Given task
Please write out the lines of the data exactly, beginning with the first and ending with the line containing "import plotly.graph_objects as go"; leave the pictures behind.

Provided material

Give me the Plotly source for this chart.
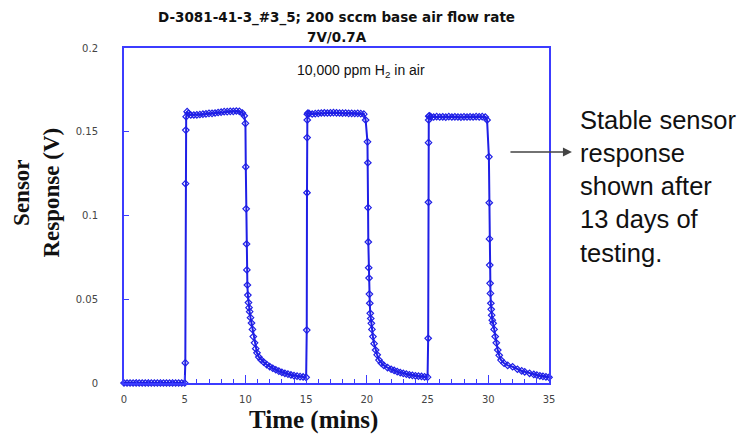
import plotly.graph_objects as go

# ---- data (time in minutes, response in V) ----
time_c1 = [0, 0.25, 0.5, 0.75, 1.0, 1.25, 1.5, 1.75, 2.0, 2.25, 2.5, 2.75, 3.0, 3.25, 3.5, 3.75,
           4.0, 4.25, 4.5, 4.75, 5.0, 5.05, 5.07, 5.09, 5.12, 5.2, 5.3, 5.5, 5.75, 6.0, 6.25,
           6.5, 6.75, 7.0, 7.25, 7.5, 7.75, 8.0, 8.25, 8.5, 8.75, 9.0, 9.25, 9.5, 9.75, 9.9,
           10.0, 10.03, 10.06, 10.09, 10.12, 10.16, 10.2, 10.25, 10.3, 10.35, 10.42, 10.5,
           10.58, 10.65, 10.75, 10.85, 10.95, 11.1, 11.3, 11.5, 11.75, 12.0, 12.25, 12.5,
           12.75, 13.0, 13.25, 13.5, 13.75, 14.0, 14.25, 14.5, 14.75, 15.0]
resp_c1 = [0, 0, 0, 0, 0, 0, 0, 0, 0, 0, 0, 0, 0, 0, 0, 0,
           0, 0, 0, 0, 0, 0.012, 0.119, 0.151, 0.159, 0.162, 0.161, 0.1600, 0.1600, 0.1601, 0.1603,
           0.1605, 0.1607, 0.1610, 0.1610, 0.1612, 0.1615, 0.1617, 0.1620, 0.1620, 0.1622, 0.1622, 0.1624, 0.1622, 0.1612, 0.1595,
           0.155, 0.129, 0.104, 0.083, 0.0675, 0.0585, 0.0525, 0.048, 0.045, 0.0426, 0.039, 0.0358,
           0.032, 0.0277, 0.024, 0.0205, 0.018, 0.0155, 0.0138, 0.0125, 0.011, 0.0098, 0.0088, 0.0079,
           0.0071, 0.0064, 0.0058, 0.0053, 0.0048, 0.0044, 0.0041, 0.0038, 0.0036, 0.0034]

time_c2 = [15.05, 15.07, 15.08, 15.09, 15.1, 15.15, 15.25, 15.5, 15.75, 16.0, 16.25, 16.5, 16.75,
           17.0, 17.25, 17.5, 17.75, 18.0, 18.25, 18.5, 18.75, 19.0, 19.25, 19.5, 19.75, 19.9,
           20.05, 20.08, 20.1, 20.12, 20.15, 20.18, 20.21, 20.24, 20.28, 20.32, 20.37, 20.42,
           20.5, 20.6, 20.72, 20.85, 21.0, 21.2, 21.4, 21.7, 22.0, 22.25, 22.5, 22.75, 23.0,
           23.25, 23.5, 23.75, 24.0, 24.25, 24.5, 24.75, 25.0]
resp_c2 = [0.0316, 0.1136, 0.1465, 0.157, 0.1605, 0.1612, 0.1608, 0.1606, 0.1608, 0.1610, 0.1612, 0.1613, 0.1612,
           0.1613, 0.1614, 0.1613, 0.1612, 0.1611, 0.1612, 0.1610, 0.1610, 0.1609, 0.1610, 0.1608, 0.1605, 0.157,
           0.144, 0.1315, 0.1047, 0.0842, 0.0688, 0.0627, 0.0531, 0.0476, 0.0416, 0.0385, 0.0356, 0.032,
           0.0277, 0.0235, 0.0197, 0.0168, 0.0137, 0.0118, 0.0105, 0.0092, 0.0082, 0.0075, 0.0068, 0.0062, 0.0057,
           0.0053, 0.0049, 0.0046, 0.0043, 0.0041, 0.0039, 0.0037, 0.0035]

time_c3 = [25.05, 25.07, 25.08, 25.09, 25.1, 25.15, 25.25, 25.5, 25.75, 26.0, 26.25, 26.5, 26.75,
           27.0, 27.25, 27.5, 27.75, 28.0, 28.25, 28.5, 28.75, 29.0, 29.25, 29.5, 29.75, 29.9,
           30.05, 30.08, 30.1, 30.12, 30.15, 30.18, 30.21, 30.24, 30.28, 30.33, 30.4, 30.48,
           30.57, 30.66, 30.78, 30.9, 31.05, 31.3, 31.6, 32.0, 32.4, 32.75, 33.0, 33.4, 33.75,
           34.0, 34.25, 34.5, 34.75, 35.0]
resp_c3 = [0.0267, 0.1079, 0.1435, 0.157, 0.1592, 0.1595, 0.1590, 0.1588, 0.1590, 0.1588, 0.1589, 0.1587, 0.1590,
           0.1588, 0.1589, 0.1588, 0.1587, 0.1589, 0.1588, 0.1589, 0.1588, 0.1590, 0.1589, 0.1590, 0.1588, 0.157,
           0.135, 0.1076, 0.086, 0.0704, 0.0595, 0.0535, 0.0476, 0.044, 0.0405, 0.0375, 0.0356, 0.032,
           0.0277, 0.024, 0.0197, 0.0165, 0.0137, 0.0118, 0.0105, 0.0097, 0.0082, 0.0072, 0.0067, 0.0058, 0.0051,
           0.0047, 0.0043, 0.0040, 0.0037, 0.0034]

x_ticks = [0, 5, 10, 15, 20, 25, 30, 35]
y_ticks = [0, 0.05, 0.1, 0.15, 0.2]
y_tick_labels = ["0", "0.05", "0.1", "0.15", "0.2"]

title_line1 = "D-3081-41-3_#3_5; 200 sccm base air flow rate"
title_line2 = "7V/0.7A"
note_text = "10,000 ppm H<sub>2</sub> in air"
side_text = "Stable sensor<br>response<br>shown after<br>13 days of<br>testing."

DATA_BLUE = "#1f1fe6"
FRAME_BLUE = "#3c3cff"

fig = go.Figure()
fig.add_trace(go.Scatter(
    x=time_c1 + time_c2 + time_c3,
    y=resp_c1 + resp_c2 + resp_c3,
    mode="lines+markers",
    line=dict(color=DATA_BLUE, width=2),
    marker=dict(symbol="diamond-open", size=5, color=DATA_BLUE, line=dict(width=1.2, color=DATA_BLUE)),
    cliponaxis=False,
    showlegend=False,
))

fig.update_layout(
    width=744, height=435,
    margin=dict(l=124, r=195, t=48, b=52),
    paper_bgcolor="white", plot_bgcolor="white",
    font=dict(family="Liberation Sans, Arial", color="#333"),
    xaxis=dict(
        range=[0, 35], tickvals=x_ticks, showgrid=False, zeroline=False,
        showline=True, mirror=True, linecolor=FRAME_BLUE, linewidth=2,
        ticks="inside", ticklen=8, tickcolor=FRAME_BLUE, tickwidth=1,
        minor=dict(dtick=1, ticks="inside", ticklen=4, tickcolor=FRAME_BLUE, tickwidth=1),
        tickfont=dict(size=10, color="#444", family="DejaVu Sans"),
        ticklabelstandoff=6,
    ),
    yaxis=dict(
        range=[0, 0.2], tickvals=y_ticks, ticktext=y_tick_labels, showgrid=False, zeroline=False,
        showline=True, mirror=True, linecolor=FRAME_BLUE, linewidth=2,
        ticks="inside", ticklen=5, tickcolor=FRAME_BLUE, tickwidth=1,
        tickfont=dict(size=10, color="#444", family="DejaVu Sans"),
        ticklabelstandoff=22,
    ),
    annotations=[
        dict(text="<b>" + title_line1 + "</b>", xref="paper", yref="paper", x=0.5, y=1.092,
             showarrow=False, xanchor="center", yanchor="middle",
             font=dict(family="DejaVu Sans", size=13.5, color="#111")),
        dict(text="<b>" + title_line2 + "</b>", xref="paper", yref="paper", x=0.5, y=1.033,
             showarrow=False, xanchor="center", yanchor="middle",
             font=dict(family="DejaVu Sans", size=13.5, color="#111")),
        dict(text=note_text, xref="x", yref="y", x=19.5, y=0.186, showarrow=False,
             xanchor="center", yanchor="middle",
             font=dict(family="Liberation Sans, Arial", size=14, color="#111")),
        dict(text="<b>Time (mins)</b>", xref="paper", yref="paper", x=0.447, y=-0.11,
             showarrow=False, xanchor="center", yanchor="middle",
             font=dict(family="Liberation Serif, Times New Roman", size=25, color="#111")),
        dict(text="<b>Sensor<br>Response (V)</b>", xref="paper", yref="paper", x=-0.206, y=0.57,
             showarrow=False, xanchor="center", yanchor="middle", textangle=-90,
             font=dict(family="Liberation Serif, Times New Roman", size=23, color="#111")),
        dict(text=side_text, xref="paper", yref="paper", x=1.068, y=0.588,
             showarrow=False, xanchor="left", yanchor="middle", align="left",
             font=dict(family="Liberation Sans, Arial", size=25.5, color="#111")),
        dict(text="", xref="paper", yref="paper", x=1.054, y=0.6896,
             showarrow=True, ax=-63, ay=0, arrowhead=2, arrowsize=1.2, arrowwidth=1.5,
             arrowcolor="#444", standoff=0),
    ],
)

fig.write_html("out.html")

Solution
Give me the Plotly source for this chart.
import plotly.graph_objects as go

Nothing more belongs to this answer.